Listed entries start
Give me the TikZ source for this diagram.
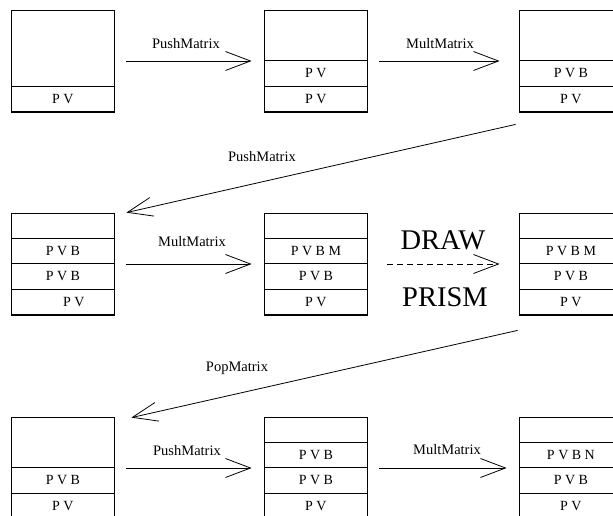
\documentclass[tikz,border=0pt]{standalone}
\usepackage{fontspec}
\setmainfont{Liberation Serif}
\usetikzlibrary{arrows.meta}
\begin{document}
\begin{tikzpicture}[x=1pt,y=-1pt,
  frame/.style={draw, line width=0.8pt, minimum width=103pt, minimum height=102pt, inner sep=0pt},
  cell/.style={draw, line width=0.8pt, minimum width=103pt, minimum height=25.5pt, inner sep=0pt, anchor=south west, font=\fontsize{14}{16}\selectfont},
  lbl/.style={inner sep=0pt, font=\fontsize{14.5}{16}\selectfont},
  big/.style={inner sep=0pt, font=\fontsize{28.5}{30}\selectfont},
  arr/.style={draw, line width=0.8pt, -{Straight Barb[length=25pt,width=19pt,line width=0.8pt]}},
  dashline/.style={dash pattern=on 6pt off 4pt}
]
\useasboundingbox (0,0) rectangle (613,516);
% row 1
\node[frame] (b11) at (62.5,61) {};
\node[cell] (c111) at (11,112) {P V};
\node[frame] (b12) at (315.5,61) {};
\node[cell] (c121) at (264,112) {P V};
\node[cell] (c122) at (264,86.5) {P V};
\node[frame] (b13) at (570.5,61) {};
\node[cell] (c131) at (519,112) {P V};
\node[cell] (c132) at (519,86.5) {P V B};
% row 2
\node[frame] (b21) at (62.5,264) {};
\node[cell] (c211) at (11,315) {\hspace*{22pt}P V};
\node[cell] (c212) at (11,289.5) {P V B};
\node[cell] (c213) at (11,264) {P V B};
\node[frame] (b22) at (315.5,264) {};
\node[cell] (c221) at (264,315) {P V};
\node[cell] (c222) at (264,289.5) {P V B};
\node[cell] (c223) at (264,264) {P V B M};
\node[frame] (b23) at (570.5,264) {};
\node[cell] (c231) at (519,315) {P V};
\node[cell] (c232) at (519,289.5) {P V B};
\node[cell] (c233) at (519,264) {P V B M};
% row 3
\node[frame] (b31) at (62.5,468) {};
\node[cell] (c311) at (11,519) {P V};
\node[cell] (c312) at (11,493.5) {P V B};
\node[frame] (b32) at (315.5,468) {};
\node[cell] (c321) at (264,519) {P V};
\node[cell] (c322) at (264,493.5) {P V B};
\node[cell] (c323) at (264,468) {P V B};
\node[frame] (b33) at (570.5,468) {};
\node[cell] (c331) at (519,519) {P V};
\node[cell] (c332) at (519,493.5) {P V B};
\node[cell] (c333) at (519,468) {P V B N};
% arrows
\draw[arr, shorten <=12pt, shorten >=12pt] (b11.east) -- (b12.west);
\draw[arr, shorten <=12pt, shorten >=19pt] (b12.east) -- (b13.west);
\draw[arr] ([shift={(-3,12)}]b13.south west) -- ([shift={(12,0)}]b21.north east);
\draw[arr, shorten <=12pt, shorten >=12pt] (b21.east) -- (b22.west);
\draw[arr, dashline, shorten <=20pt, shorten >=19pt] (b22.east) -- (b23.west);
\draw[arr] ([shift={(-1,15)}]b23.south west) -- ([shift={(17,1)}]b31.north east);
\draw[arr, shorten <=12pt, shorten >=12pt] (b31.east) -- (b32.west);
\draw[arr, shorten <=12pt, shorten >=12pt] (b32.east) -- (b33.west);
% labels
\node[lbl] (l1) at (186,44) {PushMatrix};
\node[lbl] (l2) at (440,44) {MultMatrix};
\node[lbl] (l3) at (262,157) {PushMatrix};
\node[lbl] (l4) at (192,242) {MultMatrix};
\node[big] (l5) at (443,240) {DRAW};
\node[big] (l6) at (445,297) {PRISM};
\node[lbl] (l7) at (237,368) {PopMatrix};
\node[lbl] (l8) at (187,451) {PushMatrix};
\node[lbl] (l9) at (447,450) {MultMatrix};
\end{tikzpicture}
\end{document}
Listed entries end
Listed entries start
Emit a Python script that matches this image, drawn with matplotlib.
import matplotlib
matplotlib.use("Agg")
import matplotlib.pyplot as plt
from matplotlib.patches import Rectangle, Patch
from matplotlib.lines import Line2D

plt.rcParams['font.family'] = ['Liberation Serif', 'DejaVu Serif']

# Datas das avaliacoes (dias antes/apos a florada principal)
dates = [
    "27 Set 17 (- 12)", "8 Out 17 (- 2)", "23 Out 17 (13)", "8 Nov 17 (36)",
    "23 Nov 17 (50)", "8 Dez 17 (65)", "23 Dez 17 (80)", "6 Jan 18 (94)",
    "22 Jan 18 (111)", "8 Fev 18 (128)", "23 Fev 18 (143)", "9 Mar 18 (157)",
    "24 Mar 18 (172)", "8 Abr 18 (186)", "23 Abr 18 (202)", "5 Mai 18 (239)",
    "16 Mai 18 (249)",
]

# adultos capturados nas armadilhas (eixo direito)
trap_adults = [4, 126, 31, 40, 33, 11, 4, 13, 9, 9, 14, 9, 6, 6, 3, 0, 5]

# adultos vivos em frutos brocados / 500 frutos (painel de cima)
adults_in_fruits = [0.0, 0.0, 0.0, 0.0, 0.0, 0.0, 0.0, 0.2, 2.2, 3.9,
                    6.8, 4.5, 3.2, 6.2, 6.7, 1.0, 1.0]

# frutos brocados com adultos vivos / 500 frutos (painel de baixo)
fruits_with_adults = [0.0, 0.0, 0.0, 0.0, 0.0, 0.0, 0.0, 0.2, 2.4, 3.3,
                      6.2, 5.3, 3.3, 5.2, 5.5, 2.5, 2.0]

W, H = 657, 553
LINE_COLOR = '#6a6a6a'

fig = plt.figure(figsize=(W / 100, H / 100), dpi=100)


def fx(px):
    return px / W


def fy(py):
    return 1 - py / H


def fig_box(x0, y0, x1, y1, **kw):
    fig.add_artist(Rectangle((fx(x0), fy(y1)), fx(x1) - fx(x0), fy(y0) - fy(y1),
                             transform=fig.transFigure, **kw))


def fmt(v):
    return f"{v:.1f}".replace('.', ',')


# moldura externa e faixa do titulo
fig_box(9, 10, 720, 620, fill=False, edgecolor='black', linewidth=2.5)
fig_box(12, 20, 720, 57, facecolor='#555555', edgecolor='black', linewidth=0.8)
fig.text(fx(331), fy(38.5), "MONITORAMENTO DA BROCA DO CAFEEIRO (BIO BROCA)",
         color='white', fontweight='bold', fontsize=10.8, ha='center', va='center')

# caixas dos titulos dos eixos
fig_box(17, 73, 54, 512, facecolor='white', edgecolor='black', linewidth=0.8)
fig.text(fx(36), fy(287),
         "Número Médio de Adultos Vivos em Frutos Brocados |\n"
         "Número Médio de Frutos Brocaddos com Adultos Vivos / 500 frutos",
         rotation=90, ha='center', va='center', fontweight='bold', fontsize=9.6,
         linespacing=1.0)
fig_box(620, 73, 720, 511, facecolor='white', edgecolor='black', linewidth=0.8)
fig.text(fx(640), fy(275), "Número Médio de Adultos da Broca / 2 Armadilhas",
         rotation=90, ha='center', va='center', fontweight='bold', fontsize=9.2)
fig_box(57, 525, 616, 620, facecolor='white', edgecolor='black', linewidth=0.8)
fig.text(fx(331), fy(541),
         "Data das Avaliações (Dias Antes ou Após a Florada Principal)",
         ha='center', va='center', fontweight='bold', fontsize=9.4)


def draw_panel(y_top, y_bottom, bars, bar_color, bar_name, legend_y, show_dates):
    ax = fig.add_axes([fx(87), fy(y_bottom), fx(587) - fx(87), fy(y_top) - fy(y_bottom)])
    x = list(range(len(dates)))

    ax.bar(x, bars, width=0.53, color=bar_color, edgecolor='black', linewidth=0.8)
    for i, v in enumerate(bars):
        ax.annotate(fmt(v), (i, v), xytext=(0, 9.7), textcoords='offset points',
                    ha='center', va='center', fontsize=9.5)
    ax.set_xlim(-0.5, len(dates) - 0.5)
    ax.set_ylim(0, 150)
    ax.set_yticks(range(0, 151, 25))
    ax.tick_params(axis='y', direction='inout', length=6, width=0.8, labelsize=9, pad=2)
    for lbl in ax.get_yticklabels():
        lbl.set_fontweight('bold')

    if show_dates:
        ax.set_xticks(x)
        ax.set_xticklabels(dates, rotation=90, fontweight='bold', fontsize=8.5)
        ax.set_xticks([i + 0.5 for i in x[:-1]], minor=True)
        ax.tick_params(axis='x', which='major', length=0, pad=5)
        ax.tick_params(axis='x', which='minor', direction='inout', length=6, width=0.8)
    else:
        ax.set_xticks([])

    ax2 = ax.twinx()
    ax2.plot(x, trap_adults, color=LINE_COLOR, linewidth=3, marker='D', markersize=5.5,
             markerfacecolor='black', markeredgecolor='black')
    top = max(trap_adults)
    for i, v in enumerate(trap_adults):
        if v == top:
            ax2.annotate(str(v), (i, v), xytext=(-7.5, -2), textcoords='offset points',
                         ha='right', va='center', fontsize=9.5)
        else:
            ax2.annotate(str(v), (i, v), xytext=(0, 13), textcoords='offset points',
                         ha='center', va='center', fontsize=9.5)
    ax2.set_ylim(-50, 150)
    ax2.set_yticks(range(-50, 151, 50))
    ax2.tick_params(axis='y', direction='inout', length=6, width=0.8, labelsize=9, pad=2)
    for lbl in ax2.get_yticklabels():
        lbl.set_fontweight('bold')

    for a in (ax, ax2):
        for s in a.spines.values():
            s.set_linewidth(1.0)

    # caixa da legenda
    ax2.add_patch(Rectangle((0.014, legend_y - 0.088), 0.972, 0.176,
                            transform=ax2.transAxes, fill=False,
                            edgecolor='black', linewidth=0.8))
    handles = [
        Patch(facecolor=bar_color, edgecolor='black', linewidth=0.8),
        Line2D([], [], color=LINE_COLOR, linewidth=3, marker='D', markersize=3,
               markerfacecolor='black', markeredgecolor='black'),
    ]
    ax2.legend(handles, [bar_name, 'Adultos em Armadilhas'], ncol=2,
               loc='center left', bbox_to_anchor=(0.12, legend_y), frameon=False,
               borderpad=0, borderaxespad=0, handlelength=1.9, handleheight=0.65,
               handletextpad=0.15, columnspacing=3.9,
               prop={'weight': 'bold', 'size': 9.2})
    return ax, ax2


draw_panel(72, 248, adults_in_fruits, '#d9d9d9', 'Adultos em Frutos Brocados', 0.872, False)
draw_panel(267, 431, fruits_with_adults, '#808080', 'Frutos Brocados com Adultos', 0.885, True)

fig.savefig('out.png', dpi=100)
Listed entries end
Listed entries start
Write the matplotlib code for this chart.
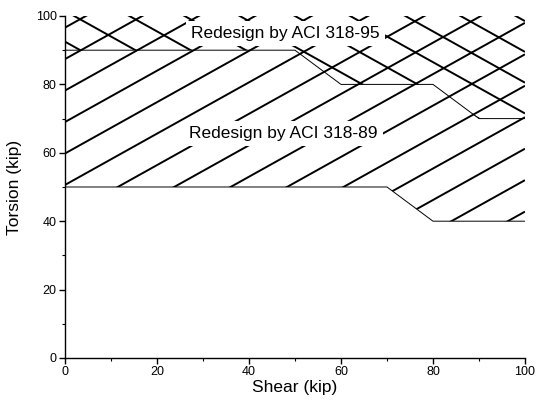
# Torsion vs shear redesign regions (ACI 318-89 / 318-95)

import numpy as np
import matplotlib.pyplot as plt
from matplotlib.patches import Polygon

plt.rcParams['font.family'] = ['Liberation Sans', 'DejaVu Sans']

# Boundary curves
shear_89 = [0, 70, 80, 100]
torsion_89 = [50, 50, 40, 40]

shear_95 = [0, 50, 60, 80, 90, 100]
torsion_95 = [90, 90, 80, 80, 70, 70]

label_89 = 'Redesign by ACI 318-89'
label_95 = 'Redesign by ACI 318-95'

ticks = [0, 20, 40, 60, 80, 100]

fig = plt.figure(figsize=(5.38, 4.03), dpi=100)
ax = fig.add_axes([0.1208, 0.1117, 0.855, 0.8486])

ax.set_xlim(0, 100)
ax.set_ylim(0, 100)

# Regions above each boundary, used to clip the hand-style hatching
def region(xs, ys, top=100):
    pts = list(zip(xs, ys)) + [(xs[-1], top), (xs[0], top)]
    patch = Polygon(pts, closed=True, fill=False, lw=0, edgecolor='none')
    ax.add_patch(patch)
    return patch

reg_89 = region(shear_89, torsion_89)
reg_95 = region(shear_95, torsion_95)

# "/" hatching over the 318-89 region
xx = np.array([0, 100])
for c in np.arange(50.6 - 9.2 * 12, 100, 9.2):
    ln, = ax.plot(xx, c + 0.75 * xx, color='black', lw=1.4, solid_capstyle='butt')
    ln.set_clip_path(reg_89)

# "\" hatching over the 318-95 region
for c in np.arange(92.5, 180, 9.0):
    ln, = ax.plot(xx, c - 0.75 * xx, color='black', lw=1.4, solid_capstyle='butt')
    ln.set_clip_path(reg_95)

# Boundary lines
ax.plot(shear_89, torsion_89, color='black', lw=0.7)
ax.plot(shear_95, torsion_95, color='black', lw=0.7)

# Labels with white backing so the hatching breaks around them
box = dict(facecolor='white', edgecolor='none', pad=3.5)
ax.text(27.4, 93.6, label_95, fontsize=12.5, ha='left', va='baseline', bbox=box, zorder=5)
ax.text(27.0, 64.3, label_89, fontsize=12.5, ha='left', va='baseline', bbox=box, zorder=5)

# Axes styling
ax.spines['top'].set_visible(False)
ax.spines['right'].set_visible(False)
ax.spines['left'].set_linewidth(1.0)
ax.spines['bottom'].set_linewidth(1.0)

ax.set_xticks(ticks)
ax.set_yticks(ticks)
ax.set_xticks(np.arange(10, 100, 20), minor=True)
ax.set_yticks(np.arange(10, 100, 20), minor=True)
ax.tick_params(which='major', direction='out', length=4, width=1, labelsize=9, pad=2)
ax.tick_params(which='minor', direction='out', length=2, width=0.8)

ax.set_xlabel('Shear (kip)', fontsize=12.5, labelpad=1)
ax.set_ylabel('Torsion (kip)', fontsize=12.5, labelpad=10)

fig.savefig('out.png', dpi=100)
Listed entries end
Exercise goal: Keep the pictures out, and extract only the lines that begin at the one containing "Write the matplotlib code for this chart." and end at the one containing "ax.set_ylim(0, 100)", inclusive.

Task solution:
Write the matplotlib code for this chart.
# Torsion vs shear redesign regions (ACI 318-89 / 318-95)

import numpy as np
import matplotlib.pyplot as plt
from matplotlib.patches import Polygon

plt.rcParams['font.family'] = ['Liberation Sans', 'DejaVu Sans']

# Boundary curves
shear_89 = [0, 70, 80, 100]
torsion_89 = [50, 50, 40, 40]

shear_95 = [0, 50, 60, 80, 90, 100]
torsion_95 = [90, 90, 80, 80, 70, 70]

label_89 = 'Redesign by ACI 318-89'
label_95 = 'Redesign by ACI 318-95'

ticks = [0, 20, 40, 60, 80, 100]

fig = plt.figure(figsize=(5.38, 4.03), dpi=100)
ax = fig.add_axes([0.1208, 0.1117, 0.855, 0.8486])

ax.set_xlim(0, 100)
ax.set_ylim(0, 100)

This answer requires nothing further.